- Born: 1895 Madagascar
- Genres: Kalon'ny fahiny, ba-gasy, vakondrazana
- Occupation(s): Pianist, composer
- Instrument(s): Piano, acoustic guitar

= Andrianary Ratianarivo =

Andrianary Ratianarivo (1895-1949) was a pianist and composer of kalon'ny fahiny, vakondrazana and ba-gasy music from the central highlands of Madagascar. He was a major composer for the Malagasy theatrical genre that reached its peak between 1920 and 1940 at the Theatre d'Isotry in Antananarivo. Ratianarivo was born in the year of Madagascar's colonization to a musician of the royal palace. His pieces were typically written for piano, often with solo, duet or choral vocal accompaniment sung in the Malagasy language.
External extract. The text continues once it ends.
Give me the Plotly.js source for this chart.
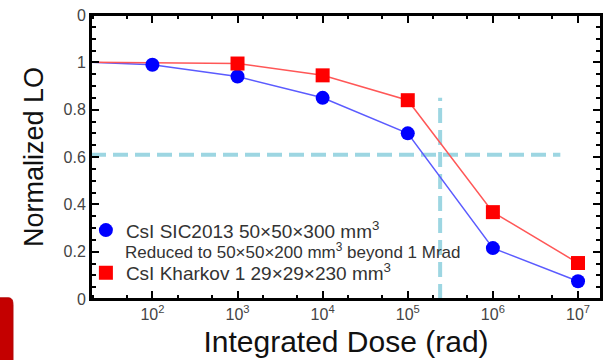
<!DOCTYPE html>
<html>
<head>
<meta charset="utf-8">
<script src="https://cdn.plot.ly/plotly-3.0.1.min.js"></script>
<style>html,body{margin:0;padding:0;background:#fff;}#chart{width:604px;height:360px;}</style>
</head>
<body>
<div id="chart"></div>
<script>
// Data
var doseBlue = [19, 1e2, 1e3, 1e4, 1e5, 1e6, 1e7];
var loBlue   = [1.0, 0.99, 0.94, 0.85, 0.70, 0.215, 0.075];
var doseRed  = [19, 1e3, 1e4, 1e5, 1e6, 1e7];
var loRed    = [1.0, 0.995, 0.945, 0.84, 0.367, 0.152];
var refLO = [0.61, 0.61];
var refLODose = [19, 6.2e6];
var refDose = [2.4e5, 2.4e5];
var refDoseLO = [0, 0.85];
var yTickVals = [0, 0.2, 0.4, 0.6, 0.8, 1, 1.2];
var yTickText = ['0', '0.2', '0.4', '0.6', '0.8', '1', '0'];
var xTickVals = [1e2, 1e3, 1e4, 1e5, 1e6, 1e7];
var xTickText = ['10<sup>2</sup>', '10<sup>3</sup>', '10<sup>4</sup>', '10<sup>5</sup>', '10<sup>6</sup>', '10<sup>7</sup>'];
var nameBlue = 'CsI SIC2013 50×50×300 mm<sup>3</sup>';
var nameRed = 'CsI Kharkov 1 29×29×230 mm<sup>3</sup>';
var noteText = 'Reduced to 50×50×200 mm<sup>3</sup> beyond 1 Mrad';

var cyan = '#9dd6e2';
var traces = [
  {x: refLODose, y: refLO, mode: 'lines', line: {color: cyan, width: 4, dash: '15px,7px'}, showlegend: false, hoverinfo: 'skip'},
  {x: refDose, y: refDoseLO, mode: 'lines', line: {color: cyan, width: 4, dash: '15px,7px'}, showlegend: false, hoverinfo: 'skip'},
  {x: doseBlue, y: loBlue, mode: 'lines', line: {color: '#5b5bff', width: 1.5}, showlegend: false},
  {x: doseRed, y: loRed, mode: 'lines', line: {color: '#ff5757', width: 1.5}, showlegend: false},
  {x: doseBlue.slice(1), y: loBlue.slice(1), name: nameBlue, mode: 'markers', legendgroup: 'a',
   marker: {color: '#0000ff', symbol: 'circle', size: 14}},
  {x: doseRed.slice(1), y: loRed.slice(1), name: nameRed, mode: 'markers', legendgroup: 'b',
   marker: {color: '#ff0000', symbol: 'square', size: 14}}
];

var xr = [Math.log10(19), 7.27];
var layout = {
  width: 604, height: 360,
  margin: {l: 91, r: 3, t: 15, b: 61},
  paper_bgcolor: '#fff', plot_bgcolor: '#fff',
  font: {family: 'Liberation Sans, Arial, sans-serif', color: '#444'},
  showlegend: true,
  legend: {x: -0.01, xanchor: 'left', y: 0.309, yanchor: 'top', bgcolor: 'rgba(0,0,0,0)',
           font: {size: 19, color: '#333'}, tracegroupgap: 15},
  xaxis: {type: 'log', range: xr, showgrid: false, zeroline: false,
          showline: true, linecolor: '#000000', linewidth: 2, mirror: 'ticks',
          ticks: 'inside', ticklen: 8, tickwidth: 2, tickcolor: '#000000',
          tickvals: xTickVals, ticktext: xTickText, tickfont: {size: 16, color: '#444'},
          minor: {ticks: 'inside', ticklen: 4, tickcolor: '#000000', showgrid: false},
          title: {text: 'Integrated Dose (rad)', font: {size: 30, color: '#111'}, standoff: 9}},
  yaxis: {range: [0, 1.2], showgrid: false, zeroline: false,
          showline: true, linecolor: '#000000', linewidth: 2, mirror: 'ticks',
          ticks: 'inside', ticklen: 8, tickwidth: 2, tickcolor: '#000000',
          tickvals: yTickVals, ticktext: yTickText, tickfont: {size: 16, color: '#444'},
          minor: {ticks: 'inside', ticklen: 5, tickcolor: '#000000', showgrid: false},
          title: {text: 'Normalized LO', font: {size: 27, color: '#111'}, standoff: 12}},
  annotations: [
    {xref: 'paper', yref: 'paper', x: 0.063, y: 0.17, xanchor: 'left', yanchor: 'middle', showarrow: false,
     text: noteText, font: {size: 17, color: '#333'}}
  ],
  shapes: [
    {type: 'rect', xref: 'paper', yref: 'paper', x0: 0, x1: 1, y0: 0, y1: 1, layer: 'above',
     fillcolor: 'rgba(0,0,0,0)', line: {color: '#000000', width: 2}},
    {type: 'path', xref: 'paper', yref: 'paper', layer: 'above',
     path: 'M -0.2,-0.25 L -0.2,0.004 L -0.161,0.004 Q -0.153,0.004 -0.153,-0.02 L -0.153,-0.25 Z',
     fillcolor: '#c40000', line: {color: '#b00000', width: 1}}
  ]
};
Plotly.newPlot('chart', traces, layout, {staticPlot: true, displayModeBar: false});
</script>
</body>
</html>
He was classically trained as a conductor and composed over 500 songs and scores for theater, including an opera penned by Jean-Joseph Rabearivelo entitled Imaitsoanala (1935), which remains the only Malagasy opera. In 1929 he formed "Troupe Jeanette" in Antananarivo with musicians Rakaramanga and Jeanette; this group, with new artists, continues to perform at the Theatre d'Isotry to the present. His songs form part of the canon of classical Malagasy piano music. A street in downtown Antananarivo is named after him.